12. What is "derived query method" and when does it become a problem?

Spring Data parses method names into queries: findByCustomerIdAndStatusOrderByPlacedAtDesc becomes a JPQL WHERE customer_id = ? AND status = ? ORDER BY placed_at DESC. It works well for two or three predicates. Beyond that, names get unreadable, refactoring a field breaks queries silently, and you lose performance hooks (no index hints, no fetch joins). Rule: ≤3 predicates → derived; more → @Query, Specification, or a query service.

13. Where does nextIdentity belong?

On the repository, not on the database. The aggregate needs an identity before it's stored — to publish domain events, log, or hand back to the caller. UUIDs or a pre-allocated sequence work. Letting the database auto-generate the ID after INSERT couples domain code to the moment of persistence.

14. How do you write a repository test without a real database?

Hand-write an InMemoryFooRepository that implements the domain interface and uses a ConcurrentHashMap internally. Deep-copy aggregates on both save and findById so the fake honours persistence-oriented semantics (no accidental dirty-checking). Application-service tests then run without Spring, without a database, in milliseconds.

15. What happens if your in-memory fake stores references instead of copies?

Tests pass on the fake, fail on the real persistence implementation. The fake accidentally provides dirty-checking — mutating the aggregate after save and then calling findById returns the mutated state. A JDBC-backed repository wouldn't, because the database has no way to see the in-memory mutation. Always deep-copy.

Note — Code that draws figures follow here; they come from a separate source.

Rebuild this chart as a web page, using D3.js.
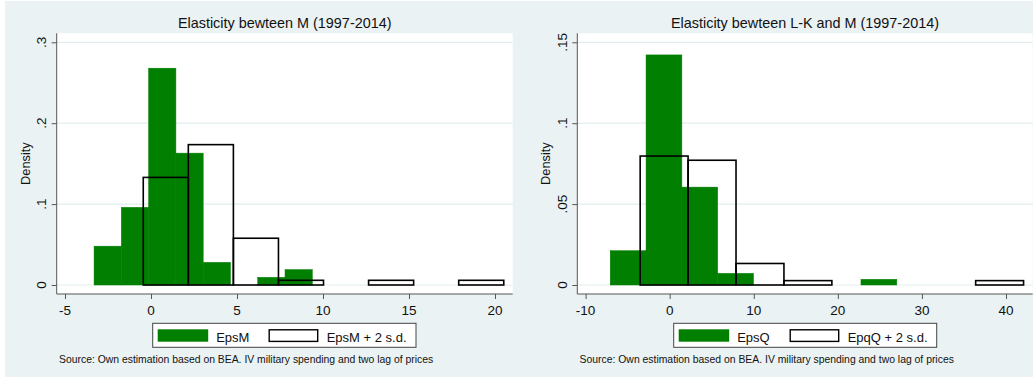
<!DOCTYPE html>
<html>
<head>
<meta charset="utf-8">
<script src="https://cdn.jsdelivr.net/npm/d3@7"></script>
<style>
  html, body { margin: 0; padding: 0; background: #ffffff; }
  svg { display: block; }
  text { font-family: "Liberation Sans", Arial, Helvetica, sans-serif; fill: #111; }
</style>
</head>
<body>
<div id="chart"></div>
<script>
// ---------------- Data ----------------
// Left panel: EpsM
const epsMStart = -3.31, epsMWidth = 1.586;
const epsMDensity = [0.048, 0.096, 0.268, 0.163, 0.028, 0, 0.0095, 0.019];
const epsM2sdStart = -0.45, epsM2sdWidth = 2.62;
const epsM2sdDensity = [0.133, 0.1735, 0.0578, 0.0058, 0, 0.0058, 0, 0.0058];
const leftXTicks = [-5, 0, 5, 10, 15, 20];
const leftYTicks = [0, 0.1, 0.2, 0.3];
const leftYTickLabels = ["0", ".1", ".2", ".3"];

// Right panel: EpsQ
const epsQStart = -7.07, epsQWidth = 4.26;
const epsQDensity = [0.0212, 0.1422, 0.0605, 0.0072, 0, 0, 0, 0.0035];
const epqQ2sdStart = -3.51, epqQ2sdWidth = 5.7;
const epqQ2sdDensity = [0.0797, 0.0771, 0.0133, 0.0027, 0, 0, 0, 0.0027];
const rightXTicks = [-10, 0, 10, 20, 30, 40];
const rightYTicks = [0, 0.05, 0.1, 0.15];
const rightYTickLabels = ["0", ".05", ".1", ".15"];

const titles = ["Elasticity bewteen M (1997-2014)", "Elasticity bewteen L-K and M (1997-2014)"];
const legendLabels = [["EpsM", "EpsM + 2 s.d."], ["EpsQ", "EpqQ + 2 s.d."]];
const sourceNote = "Source: Own estimation based on BEA. IV military spending and two lag of prices";
const yAxisTitle = "Density";

// ---------------- Layout ----------------
const W = 1035, H = 381;
const GREEN = "#007f00";
const BG = "#eaf2f3";

const svg = d3.select("#chart").append("svg").attr("width", W).attr("height", H);
svg.append("rect").attr("x", 0).attr("y", 0).attr("width", W).attr("height", H).attr("fill", "#fff");
svg.append("rect").attr("x", 5).attr("y", 1).attr("width", 1028).attr("height", 376).attr("fill", BG);

function bins(start, width, dens) {
  return dens.map((d, i) => ({ x0: start + i * width, x1: start + (i + 1) * width, d }));
}

const panels = [
  {
    left: 56.7, right: 512.7,
    xDomain: [-5, 20], xRange: [65, 495],
    yMax: 0.3,
    xTicks: leftXTicks, yTicks: leftYTicks, yLabels: leftYTickLabels,
    solid: bins(epsMStart, epsMWidth, epsMDensity),
    outline: bins(epsM2sdStart, epsM2sdWidth, epsM2sdDensity),
    title: titles[0], legend: legendLabels[0],
    legendBox: [152.7, 416]
  },
  {
    left: 577.3, right: 1032.7,
    xDomain: [-10, 40], xRange: [585.6, 1006],
    yMax: 0.15,
    xTicks: rightXTicks, yTicks: rightYTicks, yLabels: rightYTickLabels,
    solid: bins(epsQStart, epsQWidth, epsQDensity),
    outline: bins(epqQ2sdStart, epqQ2sdWidth, epqQ2sdDensity),
    title: titles[1], legend: legendLabels[1],
    legendBox: [673.7, 936.7]
  }
];

const plotTop = 33.3, axisY = 294, y0px = 285, yTopPx = 42.3;

panels.forEach(p => {
  const g = svg.append("g");
  const x = d3.scaleLinear().domain(p.xDomain).range(p.xRange);
  const y = d3.scaleLinear().domain([0, p.yMax]).range([y0px, yTopPx]);

  // plot region
  g.append("rect").attr("x", p.left).attr("y", plotTop)
    .attr("width", p.right - p.left).attr("height", axisY - plotTop).attr("fill", "#fff");

  // gridlines
  g.selectAll(".grid").data(p.yTicks).enter().append("line")
    .attr("x1", p.left).attr("x2", p.right)
    .attr("y1", d => y(d)).attr("y2", d => y(d))
    .attr("stroke", "#e2ecee").attr("stroke-width", 1.2);

  // solid green bars
  g.selectAll(".solid").data(p.solid.filter(b => b.d > 0)).enter().append("rect")
    .attr("x", b => x(b.x0)).attr("width", b => x(b.x1) - x(b.x0))
    .attr("y", b => y(b.d)).attr("height", b => y(0) - y(b.d))
    .attr("fill", GREEN).attr("stroke", GREEN).attr("stroke-width", 0.5);

  // outline bars
  g.selectAll(".outline").data(p.outline.filter(b => b.d > 0)).enter().append("rect")
    .attr("x", b => x(b.x0)).attr("width", b => x(b.x1) - x(b.x0))
    .attr("y", b => y(b.d)).attr("height", b => y(0) - y(b.d))
    .attr("fill", "none").attr("stroke", "#000").attr("stroke-width", 1.6);

  // y axis
  const yAxis = d3.axisLeft(y).tickValues(p.yTicks).tickSize(5).tickFormat("");
  const ya = g.append("g").attr("transform", `translate(${p.left},0)`).call(yAxis);
  ya.select(".domain").remove();
  ya.selectAll("line").attr("stroke", "#555");
  g.append("line").attr("x1", p.left).attr("x2", p.left).attr("y1", plotTop).attr("y2", axisY)
    .attr("stroke", "#555").attr("stroke-width", 1);
  g.selectAll(".ylab").data(p.yTicks).enter().append("text")
    .attr("transform", (d) => `translate(${p.left - 10.7},${y(d)}) rotate(-90)`)
    .attr("text-anchor", "middle").attr("font-size", 13.5)
    .text((d, i) => p.yLabels[i]);

  // x axis
  const xAxis = d3.axisBottom(x).tickValues(p.xTicks).tickSize(5).tickFormat("");
  const xa = g.append("g").attr("transform", `translate(0,${axisY})`).call(xAxis);
  xa.select(".domain").remove();
  xa.selectAll("line").attr("stroke", "#555");
  g.append("line").attr("x1", p.left).attr("x2", p.right).attr("y1", axisY).attr("y2", axisY)
    .attr("stroke", "#555").attr("stroke-width", 1);
  g.selectAll(".xlab").data(p.xTicks).enter().append("text")
    .attr("x", d => x(d)).attr("y", 315)
    .attr("text-anchor", "middle").attr("font-size", 13.5)
    .text(d => d);

  // y axis title
  g.append("text")
    .attr("transform", `translate(${p.left - 27.2},${(plotTop + axisY) / 2}) rotate(-90)`)
    .attr("text-anchor", "middle").attr("font-size", 12.8)
    .text(yAxisTitle);

  // title
  g.append("text").attr("x", (p.left + p.right) / 2).attr("y", 28)
    .attr("text-anchor", "middle").attr("font-size", 14.4)
    .text(p.title);

  // legend
  const [lx0, lx1] = p.legendBox;
  g.append("rect").attr("x", lx0).attr("y", 323.3).attr("width", lx1 - lx0).attr("height", 24)
    .attr("fill", "#fff").attr("stroke", "#444").attr("stroke-width", 1);
  g.append("rect").attr("x", lx0 + 5).attr("y", 329.3).attr("width", 50.5).attr("height", 12.4)
    .attr("fill", GREEN);
  g.append("text").attr("x", lx0 + 63.5).attr("y", 341.5).attr("font-size", 13).text(p.legend[0]);
  g.append("rect").attr("x", lx0 + 116.5).attr("y", 329.8).attr("width", 48.5).attr("height", 11.6)
    .attr("fill", "#fff").attr("stroke", "#000").attr("stroke-width", 1.4);
  g.append("text").attr("x", lx0 + 174).attr("y", 341.5).attr("font-size", 13).text(p.legend[1]);

  // source note
  g.append("text").attr("x", p.left + 2.3).attr("y", 363).attr("font-size", 10.4)
    .attr("fill", "#222").text(sourceNote);
});
</script>
</body>
</html>
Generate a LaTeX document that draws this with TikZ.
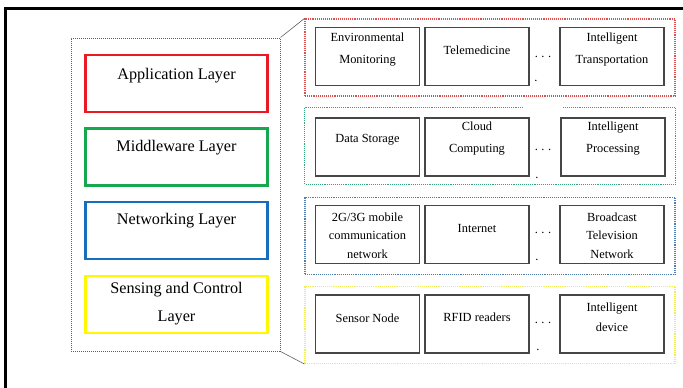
\documentclass[tikz,border=0pt]{standalone}
\usepackage{fontspec}
\setmainfont{Liberation Serif}
\usetikzlibrary{positioning}

\definecolor{appred}{RGB}{232,26,34}
\definecolor{midgreen}{RGB}{22,168,78}
\definecolor{netblue}{RGB}{24,110,190}
\definecolor{senseyellow}{RGB}{255,248,0}
\definecolor{appreddot}{RGB}{222,80,80}
\definecolor{midgreendot}{RGB}{50,165,120}
\definecolor{netbluedot}{RGB}{80,125,175}
\definecolor{senseyellowdot}{RGB}{240,236,90}
\definecolor{itemgray}{RGB}{70,70,70}
\definecolor{stackgray}{RGB}{95,95,95}

\tikzset{
  layer/.style={draw=#1, line width=2.6pt, minimum width=182pt, minimum height=57pt, inner sep=0pt},
  paneldots/.style={densely dotted, line width=1.1pt},
  panelbox/.style={minimum width=370pt, minimum height=77pt, inner sep=0pt},
  panel/.style={panelbox, draw=#1, paneldots},
  item/.style={draw=itemgray, line width=1.1pt, minimum width=104pt, minimum height=58pt, inner sep=0pt},
  layertext/.style={font=\fontsize{16.2}{28}\selectfont, align=center, inner sep=0pt},
  itemtext/.style={font=\fontsize{12.4}{22}\selectfont, align=center, inner sep=0pt},
  itemtextsmall/.style={font=\fontsize{12.4}{18.5}\selectfont, align=center, inner sep=0pt},
  dots/.style={font=\fontsize{12.4}{14}\selectfont, inner sep=0pt},
}

\begin{document}
\begin{tikzpicture}[x=1pt, y=-1pt]
	\useasboundingbox (0,0) rectangle (683,388);

	% page frame
	\draw[line width=2.5pt] (683,8.7) -- (5.3,8.7) -- (5.3,388);

	% left stack of layers
	\node[draw=stackgray, paneldots, line width=1pt, minimum width=209pt, minimum height=313pt, inner sep=0pt] (LayerStack) at (175.5,194.5) {};

	\node[layer=appred] (AppLayer) at (176.5,83.5) {};
	\node[layer=midgreen] (MidLayer) at (176.5,157) {};
	\node[layer=netblue] (NetLayer) at (176.5,230.5) {};
	\node[layer=senseyellow] (SenseLayer) at (176.5,304.5) {};

	\node[layertext] (AppLayerText) at (176.5,76) {Application Layer};
	\node[layertext] (MidLayerText) at (176.5,148) {Middleware Layer};
	\node[layertext] (NetLayerText) at (176.5,221) {Networking Layer};
	\node[layertext] (SenseLayerText) at (176.5,304) {Sensing and Control\\Layer};

	% right panels
	\node[panel=appreddot] (AppPanel) at (490,57.5) {};
	\node[panelbox] (MidPanel) at (490,146) {};
	\draw[midgreendot, paneldots] ([xshift=218pt]MidPanel.north west) -- (MidPanel.north west) -- (MidPanel.south west) -- (MidPanel.south east) -- (MidPanel.north east) -- ([xshift=-112pt]MidPanel.north east);
	\node[panel=netbluedot] (NetPanel) at (490,236) {};
	\node[panel=senseyellowdot] (SensePanel) at (490,325) {};

	\draw[stackgray, line width=0.6pt] (LayerStack.north east) -- (AppPanel.north west);
	\draw[stackgray, line width=0.6pt] (LayerStack.south east) -- (SensePanel.south west);

	% application row
	\node[item] (EnvMon) at (367.5,56.5) {};
	\node[item] (Telemed) at (477,56.5) {};
	\node[item] (IntTrans) at (612,56.5) {};
	\node[itemtext] at (367.5,50) {Environmental\\Monitoring};
	\node[itemtext] at (477,50) {Telemedicine};
	\node[itemtext] at (612,50) {Intelligent\\Transportation};
	\node[dots] (AppDots) at (543,57) {.\hspace{3.6pt}.\hspace{3.6pt}.};
	\node[dots] (AppDot) at (536,81) {.};

	% middleware row
	\node[item] (DataStore) at (367.5,147) {};
	\node[item] (CloudComp) at (477,147) {};
	\node[item] (IntProc) at (613,147) {};
	\node[itemtext] at (367.5,140) {Data Storage};
	\node[itemtext] at (477,139) {Cloud\\Computing};
	\node[itemtext] at (613,139) {Intelligent\\Processing};
	\node[dots] (MidDots) at (543,150) {.\hspace{3.6pt}.\hspace{3.6pt}.};
	\node[dots] (MidDot) at (537,178) {.};

	% networking row
	\node[item] (MobileNet) at (367.5,234.5) {};
	\node[item] (Internet) at (477,234.5) {};
	\node[item] (Broadcast) at (612,234.5) {};
	\node[itemtextsmall] at (367.5,235.5) {2G/3G mobile\\communication\\network};
	\node[itemtext] at (477,228) {Internet};
	\node[itemtextsmall] at (612,235.5) {Broadcast\\Television\\Network};
	\node[dots] (NetDots) at (543,233) {.\hspace{3.6pt}.\hspace{3.6pt}.};
	\node[dots] (NetDot) at (537,260) {.};

	% sensing row
	\node[item] (SensorNode) at (367.5,324) {};
	\node[item] (RFID) at (477,324) {};
	\node[item] (IntDevice) at (612,324) {};
	\node[itemtext] at (367.5,318) {Sensor Node};
	\node[itemtext] at (477,317) {RFID readers};
	\node[itemtextsmall, font=\fontsize{12.4}{20}\selectfont] at (612,317) {Intelligent\\device};
	\node[dots] (SenseDots) at (543,323) {.\hspace{3.6pt}.\hspace{3.6pt}.};
	\node[dots] (SenseDot) at (538,350) {.};

\end{tikzpicture}
\end{document}
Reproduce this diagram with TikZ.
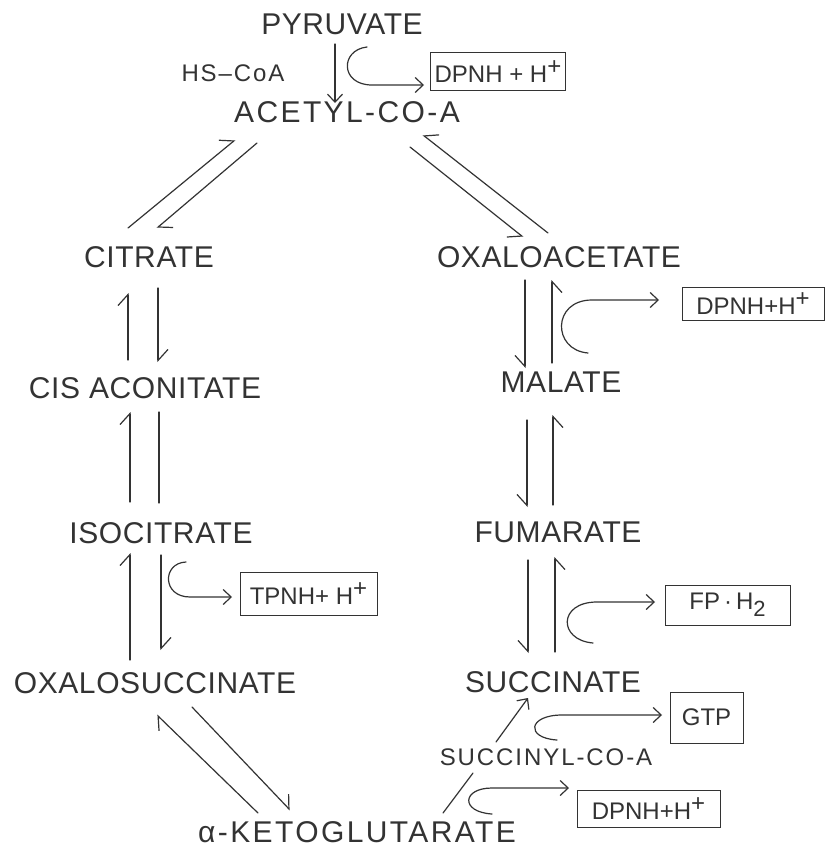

16. What is CQRS and how does it interact with repositories?

Command Query Responsibility Segregation separates the write side (commands that mutate aggregates) from the read side (queries that produce screen-shaped data). The repository is a write-side abstraction — it returns whole aggregates. Read-side queries go through a query service that projects to DTOs and may read from denormalised tables or materialised views. The two never share methods.

17. What's the danger of spring.jpa.open-in-view=true?

The persistence context stays open from the controller's entry to its exit, which silently "fixes" LazyInitializationException — at the cost of issuing N+1 SELECTs during view rendering or JSON serialisation. Turn it off. The application will fail loudly on bad fetch boundaries; you fix them in the repository with join fetch or explicit transactional methods. That's the correct level for the fix.

18. How does optimistic locking interact with the repository?

The aggregate carries the version field (@Version in JPA). The repository's implementation participates by reading the version on load and asserting it on save; if it changed in between, JPA throws an OptimisticLockException. The use case decides whether to retry, surface a conflict, or abort. The repository contract itself doesn't expose the version — concurrency control is an aggregate concern, not a repository concern.

19. When would you reach for QueryDSL or JOOQ over JPA @Query?

When the query is the value, not the aggregate. Complex search screens with dynamic filters, reporting with window functions, exports with CTEs — @Query strings become unmaintainable and JPA can't express some of the SQL. QueryDSL gives you type-safe predicates that compose; JOOQ gives you full typed SQL. The mature combination: JPA + Spring Data for the write side, JOOQ for the read side.

20. If I had to remember three rules about repositories, what would they be?

First: one repository per aggregate root — interface in the domain, implementation in the infrastructure. Second: the contract speaks the domain's language, never the database's — no EntityManager, no SQL, no Page<EntityClass>. Third: writes go through the repository, reads for screens go through a query service — never mix the two on the same interface.

Memorize this: Repository = collection of aggregates, one per root, interface in domain and implementation in infrastructure, contract free of persistence types. Transactions wrap use cases. Reads for screens are a query service, not a repository. The three rules of question 20 cover 80% of repository design conversations.